In order to minimize $\mathrm{KL}(q(\mathbf{w} \lvert \boldsymbol{\theta}) \mid\mid p(\mathbf{w} \lvert \mathcal{D}))$ we only need to minimize $\mathcal{F}(\mathcal{D},\boldsymbol{\theta})$ w.r.t. $\boldsymbol{\theta}$ as $p(\mathcal{D})$ doesn't depend on $\boldsymbol{\theta}$. The negative variational free energy is also known as evidence lower bound $\mathcal{L}(\mathcal{D},\boldsymbol{\theta})$ (ELBO).

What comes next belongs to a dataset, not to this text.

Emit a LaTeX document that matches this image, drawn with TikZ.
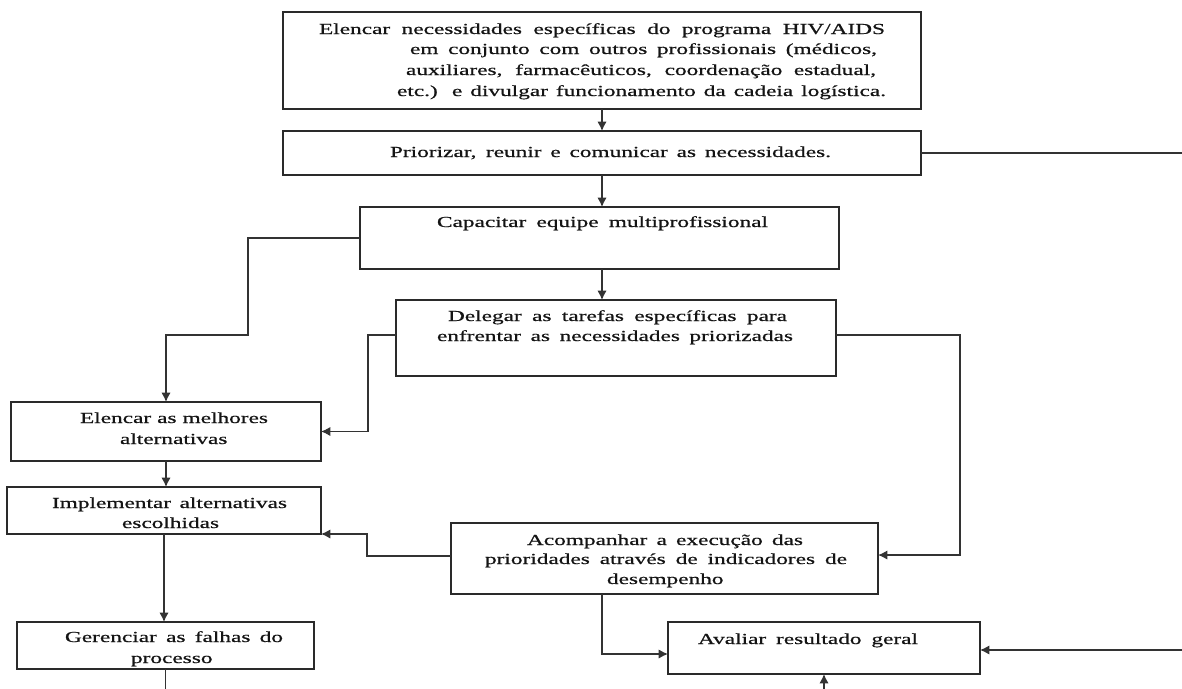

$$ \mathrm{KL}(q(\mathbf{w} \lvert \boldsymbol{\theta}) \mid\mid p(\mathbf{w} \lvert \mathcal{D})) = -\mathcal{L}(\mathcal{D},\boldsymbol{\theta}) + \log p(\mathcal{D}) $$

It is a lower bound on $\log p(\mathcal{D})$ because the Kullback-Leibler divergence is always non-negative.

$$ \begin{align*} \mathcal{L}(\mathcal{D},\boldsymbol{\theta}) &= \log p(\mathcal{D}) - \mathrm{KL}(q(\mathbf{w} \lvert \boldsymbol{\theta}) \mid\mid p(\mathbf{w} \lvert \mathcal{D})) \\\\ \mathcal{L}(\mathcal{D},\boldsymbol{\theta}) &\leq \log p(\mathcal{D}) \end{align*} $$

Therefore, the KL divergence between the variational distribution $q(\mathbf{w} \lvert \boldsymbol{\theta})$ and the true posterior $p(\mathbf{w} \lvert \mathcal{D})$ is also minimized by maximizing the evidence lower bound.